U.S. stocks managed to post decent gains on Thursday, as the benchmark S&P 500 index rose 1.1%, while the narrower Dow Jones Industrial Average (^DJI 0.40%) was up 0.7%. On the back of well-received earnings reports, high-profile growth names Facebook (META 0.43%) and Under Armour posted stellar gains of 14.1% and 22.9%, respectively, while Chipotle looks set to do the same tomorrow, if the after-hours session is any indication. However, one iconic growth stock, Amazon.com, disappointed investors with it fourth-quarter results, which it announced after the market closed.

Facebook made quite an impression with the fourth-quarter results it announced after yesterday's market close, and investors' response today was one of unmitigated delight, as shares rose 14.1% on Thursday. One of the business milestones that encouraged investors: In the fourth quarter, mobile ad revenue became the dominant component in total ad revenues, at 53%, confirming the company's successful transition to mobile.

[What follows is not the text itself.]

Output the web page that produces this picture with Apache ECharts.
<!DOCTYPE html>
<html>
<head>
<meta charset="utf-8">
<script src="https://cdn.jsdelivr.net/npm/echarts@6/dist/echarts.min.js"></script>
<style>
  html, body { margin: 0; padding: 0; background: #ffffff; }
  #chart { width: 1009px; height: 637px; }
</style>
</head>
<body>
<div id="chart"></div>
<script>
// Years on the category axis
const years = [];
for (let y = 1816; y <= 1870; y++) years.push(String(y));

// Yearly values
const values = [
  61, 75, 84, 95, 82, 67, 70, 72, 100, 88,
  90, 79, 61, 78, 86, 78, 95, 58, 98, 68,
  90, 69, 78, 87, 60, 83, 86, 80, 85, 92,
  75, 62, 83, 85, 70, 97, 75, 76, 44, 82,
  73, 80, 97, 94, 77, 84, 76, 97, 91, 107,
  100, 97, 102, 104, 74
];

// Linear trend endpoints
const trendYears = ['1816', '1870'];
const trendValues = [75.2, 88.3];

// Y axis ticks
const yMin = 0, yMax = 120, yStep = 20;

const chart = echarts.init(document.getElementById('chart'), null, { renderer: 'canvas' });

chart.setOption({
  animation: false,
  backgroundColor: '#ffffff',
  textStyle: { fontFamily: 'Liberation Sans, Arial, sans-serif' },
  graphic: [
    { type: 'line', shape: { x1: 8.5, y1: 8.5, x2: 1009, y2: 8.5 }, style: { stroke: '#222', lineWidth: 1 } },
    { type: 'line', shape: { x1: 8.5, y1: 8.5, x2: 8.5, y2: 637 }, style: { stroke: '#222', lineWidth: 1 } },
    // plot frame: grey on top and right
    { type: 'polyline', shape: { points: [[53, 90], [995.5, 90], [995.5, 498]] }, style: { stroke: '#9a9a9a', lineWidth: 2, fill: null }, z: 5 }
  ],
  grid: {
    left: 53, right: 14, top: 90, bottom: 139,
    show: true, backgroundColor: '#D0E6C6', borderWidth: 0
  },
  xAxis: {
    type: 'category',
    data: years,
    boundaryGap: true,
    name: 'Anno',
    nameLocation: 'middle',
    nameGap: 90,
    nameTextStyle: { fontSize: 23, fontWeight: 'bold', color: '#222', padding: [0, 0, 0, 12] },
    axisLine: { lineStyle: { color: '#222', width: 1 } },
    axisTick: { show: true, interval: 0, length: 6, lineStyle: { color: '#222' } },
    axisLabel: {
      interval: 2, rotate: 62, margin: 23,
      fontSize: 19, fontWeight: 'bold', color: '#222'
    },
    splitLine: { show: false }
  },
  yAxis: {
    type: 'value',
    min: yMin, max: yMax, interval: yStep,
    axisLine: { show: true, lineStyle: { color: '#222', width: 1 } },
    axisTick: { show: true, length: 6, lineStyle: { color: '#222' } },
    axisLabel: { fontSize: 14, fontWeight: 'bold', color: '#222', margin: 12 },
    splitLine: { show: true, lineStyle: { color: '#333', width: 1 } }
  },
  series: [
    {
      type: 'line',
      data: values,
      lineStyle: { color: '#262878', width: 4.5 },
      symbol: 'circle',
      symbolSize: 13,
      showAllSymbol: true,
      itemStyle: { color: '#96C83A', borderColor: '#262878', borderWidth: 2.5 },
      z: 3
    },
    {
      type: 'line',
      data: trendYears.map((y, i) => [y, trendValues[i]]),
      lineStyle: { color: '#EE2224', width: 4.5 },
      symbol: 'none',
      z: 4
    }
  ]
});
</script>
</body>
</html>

However, with today's gain, the stock has achieved a milestone of its own, yielding a company market value that exceeds $150 billion for the first time since its May 2012 IPO. By my reckoning, Google (GOOGL 10.22%), which I consider to be Facebook's closest comparable (with the possible exception of Twitter, which lacks Facebook's ubiquity), achieved that milestone back on Nov. 15, 2006, when the shares closed at $491.93.

On that day, Google was valued at 67 times its trailing normalized earnings per share, with an enterprise value of 44 times trailing EBITDA (earnings before interest, taxes, depreciation and amortization – a crude measure of cash flow.)

As of today's market close, Facebook is valued at 89 times its trailing normalized earnings per share and sports an enterprise value-to-EBITDA multiple of 38.

At the end of 2006, Google was wrapping up a year in which it would post 73% revenue growth, and an EBIT margin of 33.5%. Last year, Facebook's revenue grew 55% and its EBIT margin was 35.6%.

In other words, at a cursory glance, Facebook and Google look quite comparable across these two periods, both in terms of company valuation and operating performance. How did Google's shareholders make out during the ensuing seven years?

During the seven year-plus period since it crossed the $150 billon value threshold, Google has soundly beaten the S&P 500 with a 12.3% annualized return against 3.5% for the benchmark index, excluding dividends. (In case you're wondering, the Nasdaq index has returned 7.5%, annualized during the same period.)

Here's how I think about the numbers I've presented. Google has executed wonderfully well during the past seven years, and I don't hear anyone arguing that the shares are significantly undervalued today. As such, I think that Facebook emulating Google's performance -- both in terms of business and share price performance -- corresponds to an optimistic scenario.

It could certainly come to pass -- Facebook has gone from strength to strength during the past year -- but seven years is a long time and a lot can happen in this area during that period. In that context, I'd be targeting a higher return than 12%, given the level of risk involved. Facebook is turning into an exceptional business, but the shares currently look too rich for my blood. Investors with a higher tolerance for risk -- or a differing opinion regarding the company's potential -- may feel differently. See you in seven years' time to find out who was right.